We are down to one week before spine surgery. Two titanium rods will be placed around Aidan’s spine from just below his neck all the way down to his pelvis. It will be a long day under anesthesia.

Scalpel and spine, hurt to heal.

Garreth and I are a great team but handle these situations differently. I need to name the monsters under the bed to be rid of them and then plan to be prepared for a variety of circumstances. We’ve known for a long time that Aidan would need this surgery. It’s still considered elective, absolutely necessary but certainly not an emergency. That should take the stress level down a bit, but scalpel and spine, hurt to heal, still builds tension.

My brain and body are in overdrive right now. Garreth’s work changed insurance carriers recently which has led to a bit of a kurfuffle with prior authorizations and such. It’s easy to say that the people who get paid to work this out should just work it out, but generally speaking it doesn’t work that way.
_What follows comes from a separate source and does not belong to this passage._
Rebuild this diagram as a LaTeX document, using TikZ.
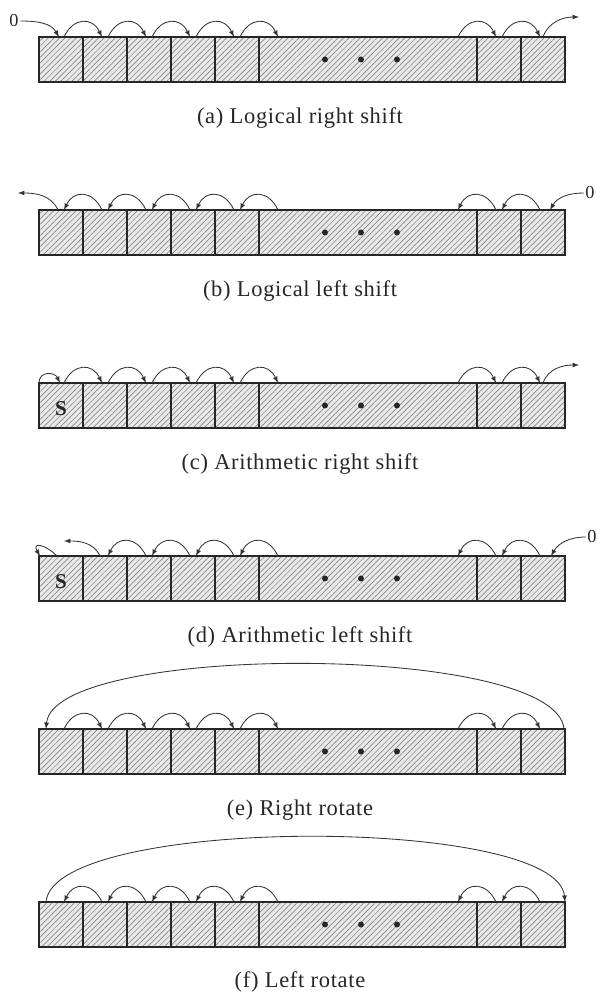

I asked one wonderful man at the hospital, after he checked the records and said they had no information about Aidan’s surgery, if there was a chance we could show up to surgery and have no idea who was paying. He said absolutely not. It’s the hospital’s job to figure that out and yours to take care of your child. I love him for believing in unicorns.

And then there is the nursing care. Don’t even get me started. Really. I’m grateful to have a strong nurse advocate who is pleading my case to the state, but honestly, what is there to say? We haven’t had coverage in ages and we’re asking for so little and we haven’t received the level of care we should have.

All of that to say we really needed a day at the museum. Life shouldn’t be all about phone calls and worry and details and such. It should be about laugher and exploration and making memories. So we did.